O globo, n. 31926, 03/01/2021. País, p. 8
Governo trava demarcações de terras indígenas
Daniel Biasetto
03/01/2021
Bolsonaro não homologou nenhum território, e 70% dos processos estão parados entre Funai e Ministério da Justiça
O governo federal, que não demarcou nenhuma terra indígena nos dois anos de mandato do presidente Jair Bolsonaro, travou internamente o andamento da maioria dos procedimentos em que os pedidos são analisados. Levantamento do GLOBO a partir de dados do Instituto Socioambiental (ISA) junto a cartórios e consultas de decretos, portarias ministeriais e publicações da Fundação Nacional do Índio (Funai) mostra que há 237 territórios com processos de demarcação já requisitados, mas 70% deles estão parados entre a Funai e o Ministério da Justiça, sem qualquer avanço, seja no que diz respeito a estudos de campo ou análises de documentos nos órgãos.
O Brasil tem 487 terras indígenas já homologadas, e os ataques de Bolsonaro à política de demarcação começaram ainda na campanha eleitoral, em 2018. No ano passado, o presidente chegou a dizer que, se dependesse dele, nenhuma homologação seria feita. “Na ponta da linha quem demarca terra indígena é o presidente”, afirmou, em junho de 2019.
A Funai e o Ministério da Justiça seriam o “início da linha”, já que são responsáveis pela identificação, estudo e declarações das terras, antes de seguir para o presidente homologar por meio de decreto. No entanto, o único movimento feito em processos de demarcação durante a gestão Bolsonaro foi a criação de cinco grupos técnicos pela Funai, depois que o órgão foi obrigado a iniciar os estudos por determinação judicial. Mesmo assim, nada andou. Estima-se que cerca de 30 terras indígenas tiveram seus processos de demarcação devolvidos da Casa Civil e do Ministério da Justiça para a Funai, com base em um parecer dado pela Advocacia-Geral da União (AGU) no qual os povos indígenas só podem reivindicar terras onde já estavam na data em que a Constituição foi promulgada: 5 de outubro de 1988.
Mais longevo presidente da Funai, que dirigiu entre 2007 e 2012, o antropólogo Márcio Meira vê com ceticismo qualquer possibilidade de avanço nos processos demarcatórios atualmente:
— As propostas do governo Bolsonaro, e é só ver o que ele e os membros de seu governo falam sobre povos indígenas, não cabem na Constituição. O que ele deseja fazer é não demarcar nenhuma terra indígena, mas isso é inconstitucional. Ele deveria não só demarcar novas terras, mas proteger as que já estão demarcadas.
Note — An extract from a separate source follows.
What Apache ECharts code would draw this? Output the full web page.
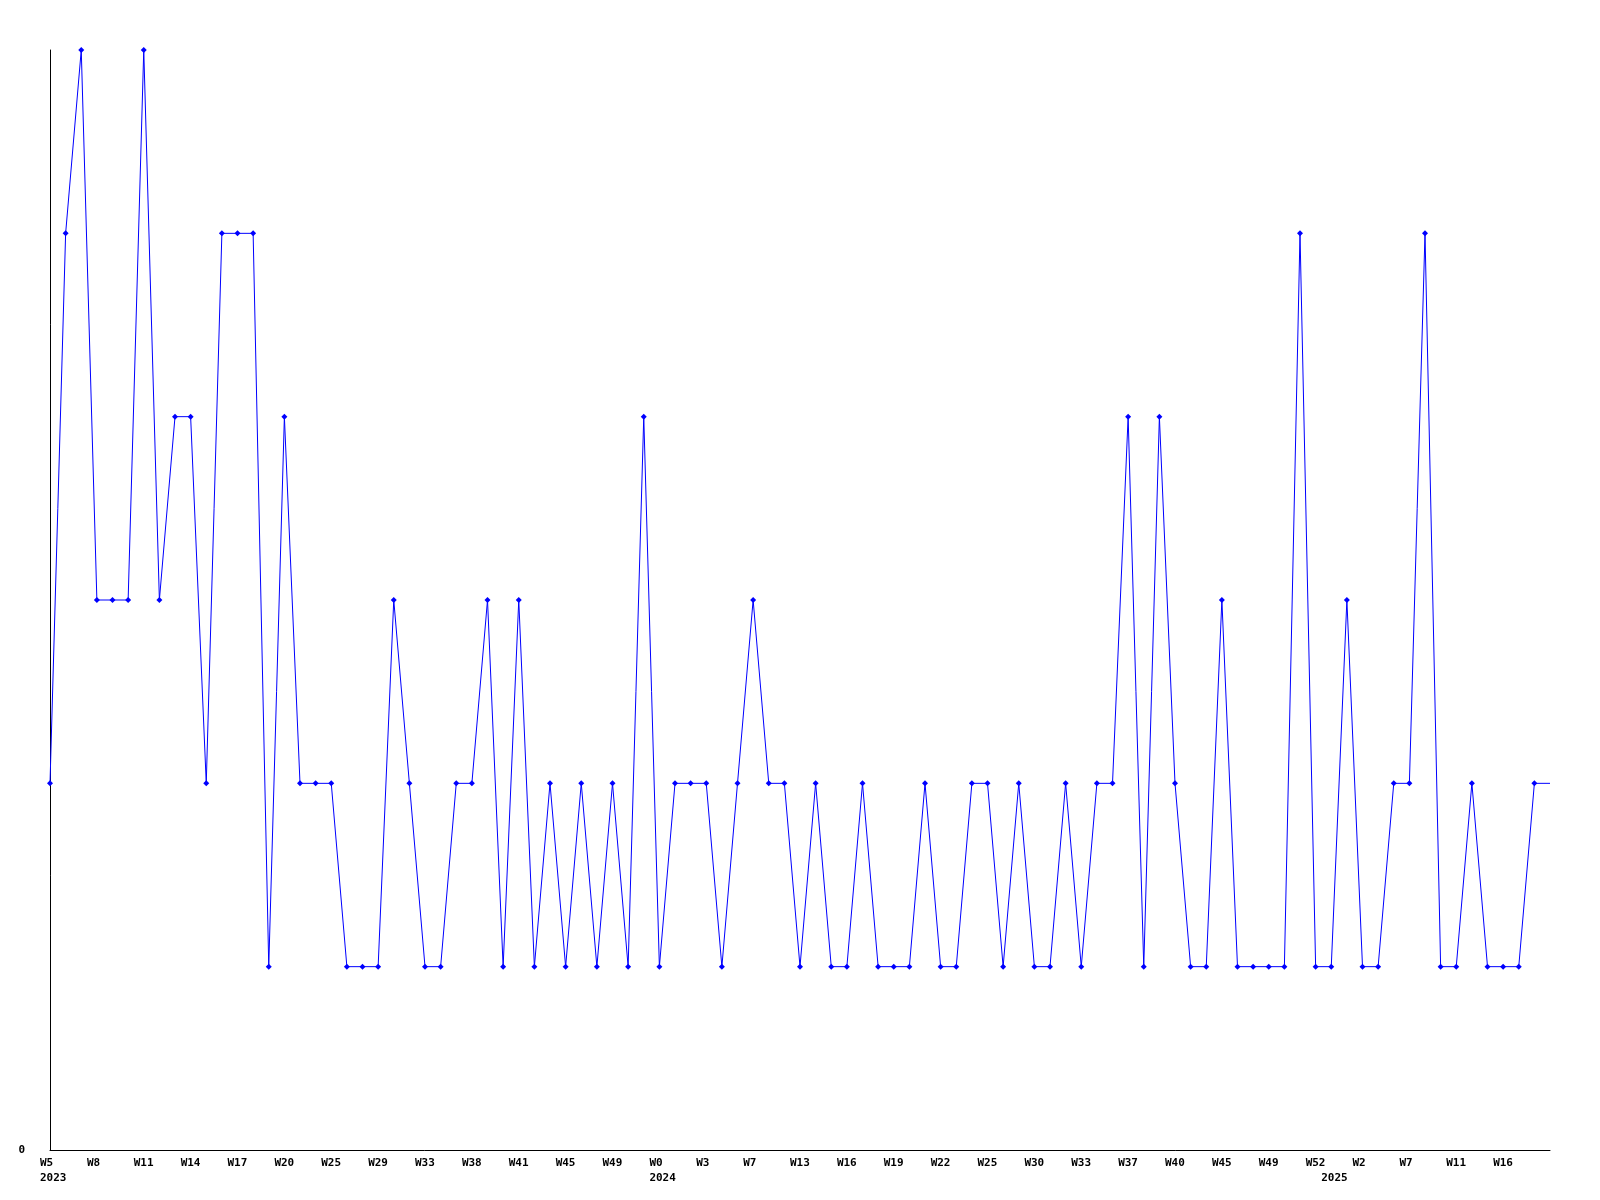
<!DOCTYPE html>
<html>
<head>
<meta charset="utf-8">
<script src="https://cdn.jsdelivr.net/npm/echarts@6/dist/echarts.min.js"></script>
<style>
  html, body { margin: 0; padding: 0; background: #ffffff; }
  #chart { width: 1600px; height: 1200px; }
</style>
</head>
<body>
<div id="chart"></div>
<script>
// Series values, one per week
const values = [
  2,5,6,3,3,3,6,3,4,4,
  2,5,5,5,1,4,2,2,2,1,
  1,1,3,2,1,1,2,2,3,1,
  3,1,2,1,2,1,2,1,4,1,
  2,2,2,1,2,3,2,2,1,2,
  1,1,2,1,1,1,2,1,1,2,
  2,1,2,1,1,2,1,2,2,4,
  1,4,2,1,1,3,1,1,1,1,
  5,1,1,3,1,1,2,2,5,1,
  1,2,1,1,1,2,2
];
// Week tick labels, shown on every third category
const tickLabels = [
  'W5','W8','W11','W14','W17','W20','W25','W29','W33','W38','W41','W45','W49',
  'W0','W3','W7','W13','W16','W19','W22','W25','W30','W33','W37','W40','W45','W49','W52',
  'W2','W7','W11','W16'
];
const tickStep = 3;
// Year labels and the category index where each year starts
const yearLabels = ['2023', '2024', '2025'];
const yearStartIndex = [0, 39, 82];

const categories = values.map((_, i) => String(i));

const font = {
  fontFamily: 'DejaVu Sans Mono',
  fontWeight: 'bold',
  fontSize: 11,
  color: '#000000'
};

const chart = echarts.init(document.getElementById('chart'), null, { renderer: 'canvas' });
chart.setOption({
  animation: false,
  backgroundColor: '#ffffff',
  grid: { left: 50, right: 50, top: 50, bottom: 50, containLabel: false },
  xAxis: [
    {
      type: 'category',
      data: categories,
      boundaryGap: false,
      axisLine: { show: true, lineStyle: { color: '#000000', width: 1 } },
      axisTick: { show: false },
      splitLine: { show: false },
      axisLabel: Object.assign({}, font, {
        interval: (i) => i % tickStep === 0 && tickLabels[i / tickStep] !== undefined,
        formatter: (v, i) => tickLabels[i / tickStep] || '',
        margin: 8,
        align: 'left',
        padding: [0, 0, 0, -10]
      })
    },
    {
      type: 'category',
      data: categories,
      boundaryGap: false,
      position: 'bottom',
      offset: 15,
      axisLine: { show: false },
      axisTick: { show: false },
      splitLine: { show: false },
      axisLabel: Object.assign({}, font, {
        interval: (i) => yearStartIndex.indexOf(i) >= 0,
        formatter: (v, i) => {
          const k = yearStartIndex.indexOf(i);
          return k >= 0 ? yearLabels[k] : '';
        },
        margin: 8,
        align: 'left',
        padding: [0, 0, 0, -10]
      })
    }
  ],
  yAxis: {
    type: 'value',
    min: 0,
    max: 6,
    interval: 6,
    axisLine: { show: true, lineStyle: { color: '#000000', width: 1 } },
    axisTick: { show: false },
    splitLine: { show: false },
    axisLabel: Object.assign({}, font, {
      margin: 25,
      formatter: (v) => (v === 0 ? '0' : '')
    })
  },
  series: [{
    type: 'line',
    xAxisIndex: 0,
    data: values,
    smooth: false,
    symbol: (val, params) => (params.dataIndex === values.length - 1 ? 'none' : 'diamond'),
    symbolSize: 6,
    showAllSymbol: true,
    lineStyle: { color: '#0000ff', width: 1 },
    itemStyle: { color: '#0000ff' },
    clip: false
  }]
});
</script>
</body>
</html>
A antropóloga Manuela Carneiro da Cunha, integrante da Comissão Arns de Direitos Humanos e do Observatório de Direitos Humanos do Conselho Nacional de Justiça (CNJ), acrescenta
a preocupação com a discussão sobre o marco temporal. Há um processo em andamento no Supremo Tribunal Federal (STF), mas ainda não há data marcada para o julgamento.
— É uma tentativa de desvirtuar, mais uma vez, o que diz a Constituição, que nunca colocou data de validade aos direitos indígenas. A interpretação de que existiria essa data (marco temporal) quer estabelecer que os direitos dos indígenas às suas terras só terão validade se eles estivessem de posse dessas terras no dia da promulgação da Constituição —afirma Manuela. O coordenador executivo da Articulação dos Povos Indígenas do Brasil (Apib), Dinaman Tuxá, classifica a omissão governamental de “pacote de maldades”:
— Os reflexos são o enfraquecimento da política indigenista , o loteamento de cargos dentro da Funai para dificultar e inviabilizar ainda mais a demarcação das terras indígenas, além de enfraquecimento das políticas ambiental e de demarcação de terras. Tudo isso acarreta um aumento dos ilícitos nas terras indígenas.
GOVERNO SE POSICIONA
Questionado, o Ministério da Justiça não explicou se, nos 74 casos protocolados em que já se manifestou, os processos estão parados na pasta, se foram devolvidos com pedidos de diligências ou enviados para a Presidência homologar, fase final do procedimento. Em nota, o ministério disse apenas que solicitou à Funai que se pronuncie em relação aos questionamentos. A Secretaria-Geral da Presidência afirmou que não há nenhum processo de demarcação na Subchefia de Assuntos Jurídicos (SAJ) , responsável por analisar os atos do presidente antes da publicação no Diário Oficial da União.
Já a Funai não se manifestou até o fechamento desta reportagem.